Data items
● ● ● ● ●

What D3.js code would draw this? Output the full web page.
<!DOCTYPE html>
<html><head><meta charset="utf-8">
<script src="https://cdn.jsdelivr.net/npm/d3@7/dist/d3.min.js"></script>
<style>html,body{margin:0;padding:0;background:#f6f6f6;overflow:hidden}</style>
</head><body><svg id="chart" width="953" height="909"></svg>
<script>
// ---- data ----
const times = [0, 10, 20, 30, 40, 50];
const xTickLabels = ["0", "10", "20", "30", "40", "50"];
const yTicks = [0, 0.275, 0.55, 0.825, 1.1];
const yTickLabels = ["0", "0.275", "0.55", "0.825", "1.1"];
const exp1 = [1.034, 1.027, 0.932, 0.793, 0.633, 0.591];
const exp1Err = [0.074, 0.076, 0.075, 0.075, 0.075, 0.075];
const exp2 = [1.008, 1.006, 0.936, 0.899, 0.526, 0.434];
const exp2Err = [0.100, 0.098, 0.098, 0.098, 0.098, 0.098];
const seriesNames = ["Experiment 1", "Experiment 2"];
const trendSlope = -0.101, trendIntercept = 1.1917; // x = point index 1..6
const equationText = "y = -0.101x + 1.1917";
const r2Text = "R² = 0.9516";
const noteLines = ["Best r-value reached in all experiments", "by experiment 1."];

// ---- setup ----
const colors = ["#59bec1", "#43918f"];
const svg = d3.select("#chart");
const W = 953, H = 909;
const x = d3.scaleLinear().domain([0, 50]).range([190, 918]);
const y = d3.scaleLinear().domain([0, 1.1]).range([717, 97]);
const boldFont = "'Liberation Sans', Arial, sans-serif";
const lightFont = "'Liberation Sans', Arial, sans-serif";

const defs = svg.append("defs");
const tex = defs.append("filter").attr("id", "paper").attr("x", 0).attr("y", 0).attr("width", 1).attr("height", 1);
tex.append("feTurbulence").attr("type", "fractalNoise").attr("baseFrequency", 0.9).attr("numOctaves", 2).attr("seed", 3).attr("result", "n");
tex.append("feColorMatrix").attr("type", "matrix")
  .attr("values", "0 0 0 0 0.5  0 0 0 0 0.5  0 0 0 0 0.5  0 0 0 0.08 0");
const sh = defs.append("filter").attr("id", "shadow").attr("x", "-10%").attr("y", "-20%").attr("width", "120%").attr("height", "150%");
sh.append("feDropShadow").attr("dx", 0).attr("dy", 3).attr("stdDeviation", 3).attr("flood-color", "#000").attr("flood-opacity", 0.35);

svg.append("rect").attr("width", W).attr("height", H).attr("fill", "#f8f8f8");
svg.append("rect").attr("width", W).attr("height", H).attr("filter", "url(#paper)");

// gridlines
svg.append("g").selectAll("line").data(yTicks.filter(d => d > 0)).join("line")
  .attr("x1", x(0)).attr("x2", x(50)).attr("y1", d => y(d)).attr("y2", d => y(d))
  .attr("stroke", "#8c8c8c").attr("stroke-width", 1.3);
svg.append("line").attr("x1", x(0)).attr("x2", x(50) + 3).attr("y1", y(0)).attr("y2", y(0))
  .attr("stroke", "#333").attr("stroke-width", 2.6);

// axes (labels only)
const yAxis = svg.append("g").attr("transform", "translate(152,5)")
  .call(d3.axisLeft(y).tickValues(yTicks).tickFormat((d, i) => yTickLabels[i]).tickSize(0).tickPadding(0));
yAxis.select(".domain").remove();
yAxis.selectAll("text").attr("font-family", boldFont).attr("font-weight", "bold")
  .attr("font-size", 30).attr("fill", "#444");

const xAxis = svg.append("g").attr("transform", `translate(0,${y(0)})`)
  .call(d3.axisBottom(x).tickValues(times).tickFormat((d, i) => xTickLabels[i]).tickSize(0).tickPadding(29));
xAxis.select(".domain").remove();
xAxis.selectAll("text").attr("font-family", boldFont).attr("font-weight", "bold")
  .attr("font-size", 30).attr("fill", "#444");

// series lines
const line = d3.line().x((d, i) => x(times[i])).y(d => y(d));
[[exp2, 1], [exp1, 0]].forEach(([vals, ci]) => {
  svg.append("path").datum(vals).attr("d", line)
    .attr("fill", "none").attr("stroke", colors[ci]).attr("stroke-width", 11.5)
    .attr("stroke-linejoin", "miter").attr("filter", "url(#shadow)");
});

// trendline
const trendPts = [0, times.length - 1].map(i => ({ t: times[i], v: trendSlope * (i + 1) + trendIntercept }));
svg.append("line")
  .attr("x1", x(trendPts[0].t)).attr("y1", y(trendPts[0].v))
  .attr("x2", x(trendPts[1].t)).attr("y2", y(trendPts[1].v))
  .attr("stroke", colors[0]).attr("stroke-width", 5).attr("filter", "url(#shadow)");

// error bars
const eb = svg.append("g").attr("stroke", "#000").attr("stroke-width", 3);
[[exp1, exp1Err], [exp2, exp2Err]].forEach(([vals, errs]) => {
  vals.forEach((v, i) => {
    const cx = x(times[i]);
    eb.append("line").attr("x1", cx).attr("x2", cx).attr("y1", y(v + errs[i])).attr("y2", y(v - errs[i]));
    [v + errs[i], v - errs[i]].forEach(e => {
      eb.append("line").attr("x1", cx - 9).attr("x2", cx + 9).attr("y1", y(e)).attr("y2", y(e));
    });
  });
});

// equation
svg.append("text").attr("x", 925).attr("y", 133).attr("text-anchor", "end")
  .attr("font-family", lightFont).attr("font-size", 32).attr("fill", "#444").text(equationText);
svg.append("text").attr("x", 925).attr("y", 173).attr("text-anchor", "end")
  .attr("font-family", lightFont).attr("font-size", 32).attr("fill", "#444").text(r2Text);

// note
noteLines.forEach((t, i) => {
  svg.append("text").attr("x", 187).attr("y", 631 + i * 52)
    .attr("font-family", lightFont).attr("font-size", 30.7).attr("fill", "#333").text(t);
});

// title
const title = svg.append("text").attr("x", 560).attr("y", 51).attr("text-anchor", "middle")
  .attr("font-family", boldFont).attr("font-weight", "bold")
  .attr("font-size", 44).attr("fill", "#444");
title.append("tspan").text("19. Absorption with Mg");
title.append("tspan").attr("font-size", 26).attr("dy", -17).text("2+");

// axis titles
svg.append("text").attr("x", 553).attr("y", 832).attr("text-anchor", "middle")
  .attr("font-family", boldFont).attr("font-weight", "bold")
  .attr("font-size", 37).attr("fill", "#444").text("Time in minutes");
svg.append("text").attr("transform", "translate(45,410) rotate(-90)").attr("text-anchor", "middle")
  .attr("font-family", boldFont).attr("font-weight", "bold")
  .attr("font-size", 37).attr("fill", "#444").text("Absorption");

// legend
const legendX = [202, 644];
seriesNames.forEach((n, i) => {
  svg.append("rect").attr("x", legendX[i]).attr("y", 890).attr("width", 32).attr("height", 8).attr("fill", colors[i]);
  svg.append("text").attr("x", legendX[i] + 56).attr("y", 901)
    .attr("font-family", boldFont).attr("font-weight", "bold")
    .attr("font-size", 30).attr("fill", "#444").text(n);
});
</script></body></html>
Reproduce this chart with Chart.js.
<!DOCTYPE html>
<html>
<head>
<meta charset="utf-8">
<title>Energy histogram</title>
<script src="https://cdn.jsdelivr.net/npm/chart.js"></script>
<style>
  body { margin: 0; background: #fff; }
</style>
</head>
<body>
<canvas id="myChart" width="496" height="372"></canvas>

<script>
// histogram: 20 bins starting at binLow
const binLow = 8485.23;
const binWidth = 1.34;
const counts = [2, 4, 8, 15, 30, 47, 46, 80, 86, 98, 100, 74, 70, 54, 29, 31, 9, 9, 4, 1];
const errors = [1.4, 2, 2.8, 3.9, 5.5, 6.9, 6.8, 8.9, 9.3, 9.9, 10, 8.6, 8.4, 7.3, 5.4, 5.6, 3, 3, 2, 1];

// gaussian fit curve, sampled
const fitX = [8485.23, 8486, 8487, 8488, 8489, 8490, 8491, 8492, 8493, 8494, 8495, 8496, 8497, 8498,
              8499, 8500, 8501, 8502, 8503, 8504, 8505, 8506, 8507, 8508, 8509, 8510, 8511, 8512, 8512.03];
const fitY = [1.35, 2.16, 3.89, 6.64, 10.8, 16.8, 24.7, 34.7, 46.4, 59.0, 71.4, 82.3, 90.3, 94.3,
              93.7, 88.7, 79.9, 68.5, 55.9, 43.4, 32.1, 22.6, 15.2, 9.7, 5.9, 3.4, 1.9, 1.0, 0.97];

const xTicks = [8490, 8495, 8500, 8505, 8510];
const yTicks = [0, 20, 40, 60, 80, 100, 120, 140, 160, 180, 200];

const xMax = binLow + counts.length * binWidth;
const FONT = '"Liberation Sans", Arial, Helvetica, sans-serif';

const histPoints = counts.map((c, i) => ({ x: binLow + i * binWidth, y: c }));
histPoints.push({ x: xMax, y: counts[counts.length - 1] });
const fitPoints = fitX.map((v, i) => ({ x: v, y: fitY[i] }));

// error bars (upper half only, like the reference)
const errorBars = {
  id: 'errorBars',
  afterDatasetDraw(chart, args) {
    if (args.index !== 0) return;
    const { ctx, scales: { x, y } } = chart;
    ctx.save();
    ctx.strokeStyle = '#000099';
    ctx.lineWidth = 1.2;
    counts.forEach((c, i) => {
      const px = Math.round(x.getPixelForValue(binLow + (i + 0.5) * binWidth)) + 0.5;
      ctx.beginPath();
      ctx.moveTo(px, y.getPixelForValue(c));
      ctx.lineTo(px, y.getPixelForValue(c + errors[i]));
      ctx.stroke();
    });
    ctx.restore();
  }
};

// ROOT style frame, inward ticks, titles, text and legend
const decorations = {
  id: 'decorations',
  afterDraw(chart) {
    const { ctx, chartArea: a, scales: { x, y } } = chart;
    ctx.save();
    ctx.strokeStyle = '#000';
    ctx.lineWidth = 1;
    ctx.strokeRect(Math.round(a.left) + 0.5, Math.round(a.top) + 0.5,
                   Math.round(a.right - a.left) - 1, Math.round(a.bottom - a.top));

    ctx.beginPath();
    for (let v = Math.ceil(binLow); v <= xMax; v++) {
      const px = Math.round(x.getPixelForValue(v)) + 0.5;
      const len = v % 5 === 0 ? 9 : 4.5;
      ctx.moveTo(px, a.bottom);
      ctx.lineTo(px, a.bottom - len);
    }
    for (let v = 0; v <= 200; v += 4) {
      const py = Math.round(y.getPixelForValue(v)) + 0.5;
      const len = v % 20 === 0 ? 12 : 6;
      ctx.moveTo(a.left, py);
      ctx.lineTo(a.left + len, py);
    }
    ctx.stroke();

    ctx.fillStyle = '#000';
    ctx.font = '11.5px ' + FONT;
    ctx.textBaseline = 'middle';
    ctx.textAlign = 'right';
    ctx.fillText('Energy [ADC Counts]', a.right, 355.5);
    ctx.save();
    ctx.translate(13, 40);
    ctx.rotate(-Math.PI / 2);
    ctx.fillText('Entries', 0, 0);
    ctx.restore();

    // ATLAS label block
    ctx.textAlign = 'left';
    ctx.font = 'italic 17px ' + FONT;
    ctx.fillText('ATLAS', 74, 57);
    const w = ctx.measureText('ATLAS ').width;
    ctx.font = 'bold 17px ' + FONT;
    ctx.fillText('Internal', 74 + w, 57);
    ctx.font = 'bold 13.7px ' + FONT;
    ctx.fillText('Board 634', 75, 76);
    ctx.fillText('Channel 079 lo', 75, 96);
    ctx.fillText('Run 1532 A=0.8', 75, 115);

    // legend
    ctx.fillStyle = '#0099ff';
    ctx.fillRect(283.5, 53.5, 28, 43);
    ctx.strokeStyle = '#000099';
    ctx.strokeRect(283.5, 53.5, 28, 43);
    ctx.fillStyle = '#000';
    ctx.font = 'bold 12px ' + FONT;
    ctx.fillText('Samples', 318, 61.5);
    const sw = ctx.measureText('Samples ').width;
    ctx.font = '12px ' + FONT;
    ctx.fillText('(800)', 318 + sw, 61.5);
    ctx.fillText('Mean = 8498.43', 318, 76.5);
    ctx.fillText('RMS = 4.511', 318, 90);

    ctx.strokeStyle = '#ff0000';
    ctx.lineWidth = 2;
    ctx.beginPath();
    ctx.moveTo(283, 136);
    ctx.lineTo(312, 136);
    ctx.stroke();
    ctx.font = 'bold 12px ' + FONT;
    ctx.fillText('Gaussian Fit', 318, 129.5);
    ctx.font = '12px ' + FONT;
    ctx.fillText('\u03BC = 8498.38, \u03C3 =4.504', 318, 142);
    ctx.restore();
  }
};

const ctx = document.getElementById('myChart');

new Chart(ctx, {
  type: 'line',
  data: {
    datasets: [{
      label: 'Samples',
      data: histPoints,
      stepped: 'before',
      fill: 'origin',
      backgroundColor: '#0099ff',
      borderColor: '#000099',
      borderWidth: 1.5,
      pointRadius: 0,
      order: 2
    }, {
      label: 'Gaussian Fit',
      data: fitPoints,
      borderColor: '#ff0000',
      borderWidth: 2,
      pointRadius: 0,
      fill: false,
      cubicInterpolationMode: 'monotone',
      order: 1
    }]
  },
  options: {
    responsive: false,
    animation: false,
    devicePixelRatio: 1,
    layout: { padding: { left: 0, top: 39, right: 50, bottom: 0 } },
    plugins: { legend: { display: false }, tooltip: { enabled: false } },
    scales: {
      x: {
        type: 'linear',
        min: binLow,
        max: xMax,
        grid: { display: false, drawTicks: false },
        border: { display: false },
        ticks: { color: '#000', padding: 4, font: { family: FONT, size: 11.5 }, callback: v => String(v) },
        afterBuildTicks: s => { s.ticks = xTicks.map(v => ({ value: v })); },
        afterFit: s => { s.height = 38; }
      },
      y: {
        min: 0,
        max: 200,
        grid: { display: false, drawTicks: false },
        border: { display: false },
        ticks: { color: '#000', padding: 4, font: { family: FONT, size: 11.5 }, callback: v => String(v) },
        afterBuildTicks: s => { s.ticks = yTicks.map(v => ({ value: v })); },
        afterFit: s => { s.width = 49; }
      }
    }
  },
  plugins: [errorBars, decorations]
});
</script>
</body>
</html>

● ● ● ● ●

Retype only the lines running from the top of the listing to the line that holds "r-value reached in", both ends included.

§ SOLUTION
What D3.js code would draw this? Output the full web page.
<!DOCTYPE html>
<html><head><meta charset="utf-8">
<script src="https://cdn.jsdelivr.net/npm/d3@7/dist/d3.min.js"></script>
<style>html,body{margin:0;padding:0;background:#f6f6f6;overflow:hidden}</style>
</head><body><svg id="chart" width="953" height="909"></svg>
<script>
// ---- data ----
const times = [0, 10, 20, 30, 40, 50];
const xTickLabels = ["0", "10", "20", "30", "40", "50"];
const yTicks = [0, 0.275, 0.55, 0.825, 1.1];
const yTickLabels = ["0", "0.275", "0.55", "0.825", "1.1"];
const exp1 = [1.034, 1.027, 0.932, 0.793, 0.633, 0.591];
const exp1Err = [0.074, 0.076, 0.075, 0.075, 0.075, 0.075];
const exp2 = [1.008, 1.006, 0.936, 0.899, 0.526, 0.434];
const exp2Err = [0.100, 0.098, 0.098, 0.098, 0.098, 0.098];
const seriesNames = ["Experiment 1", "Experiment 2"];
const trendSlope = -0.101, trendIntercept = 1.1917; // x = point index 1..6
const equationText = "y = -0.101x + 1.1917";
const r2Text = "R² = 0.9516";
const noteLines = ["Best r-value reached in all experiments", "by experiment 1."];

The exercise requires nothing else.